Great conceits don't come around everyday, and Barry Lyga has a doozy here in Mangaman, the graphic novel he recently wrote. Ryoko Kiyama was an average manga protagonist -- fighting monsters, turning chibi at odd moments, all of that -- but then he fell through "the Rift" into a more standard Western comic, where he falls in love with high school beauty Marissa Montaigne.
Colleen Doran's art tends more to the shojo-lush than shonen, which causes a bit of disconnect with Riyoko's description of his original world. (Though there are, I suppose, also boy monster-fighters even in shojo.) And the Western side of the equation is not any specific kind of actual comic being currently published -- it's more like a TV teen drama, or what the old romance comics could have turned into if they'd been allowed to grow up and progress.
Still, those are quibbles, since Mangaman is a fun and fast-paced story of culture shock, varying speed-line styles, and the horrors that lurk between panel borders.

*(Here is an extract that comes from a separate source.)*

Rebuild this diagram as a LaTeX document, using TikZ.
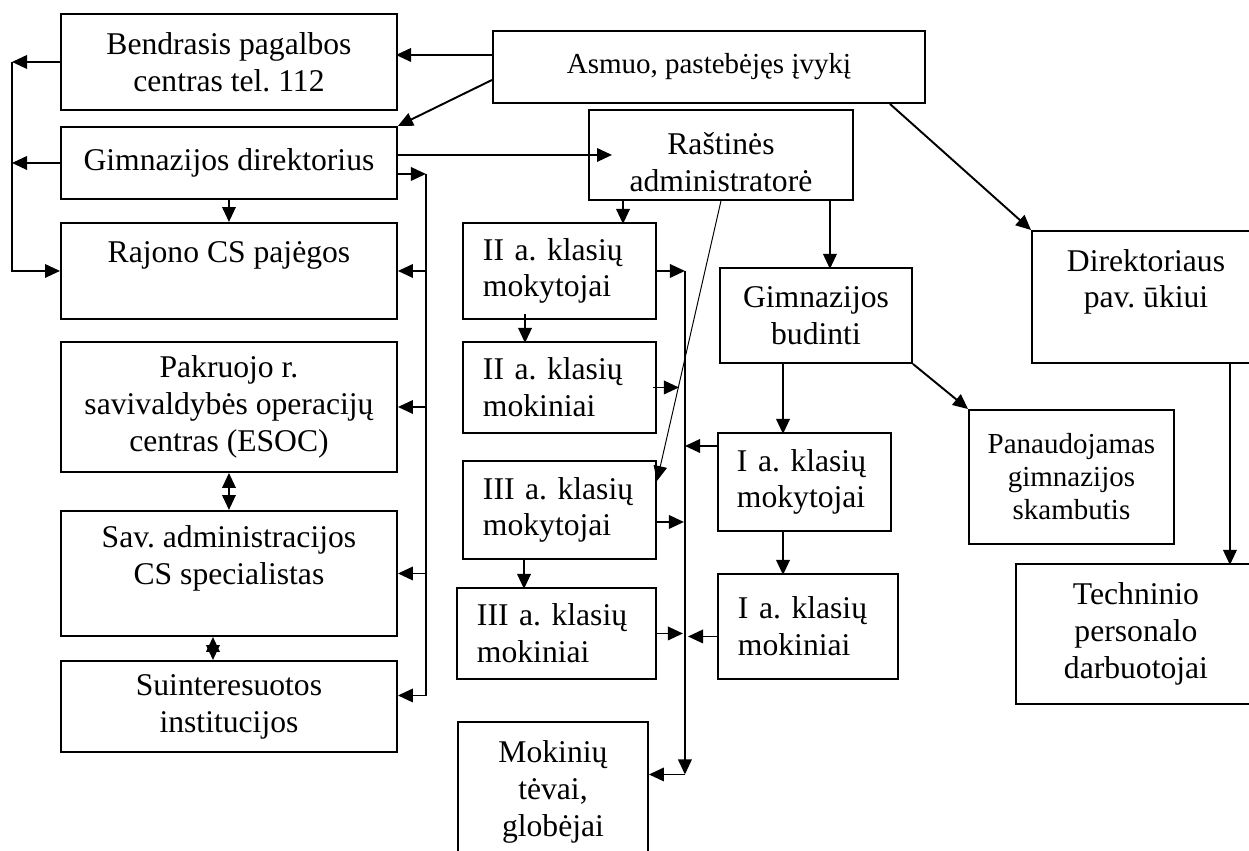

Riyoko battles the invading Kaiju -- and Marissa's ex-boyfriend Chaz, who hates "the freak" in precisely the way that you'd expect a jock to hate him -- teaches Marissa a bit about his kind of stories and art, and has a solid ending. Mangaman is a neat comic, particularly for those who read and enjoy both Japanese and American comics styles. But I still have a nagging feeling that Riyoko should have been more shonen-esque and that he should have landed in something more obviously an American comic -- probably with those long-underwear types.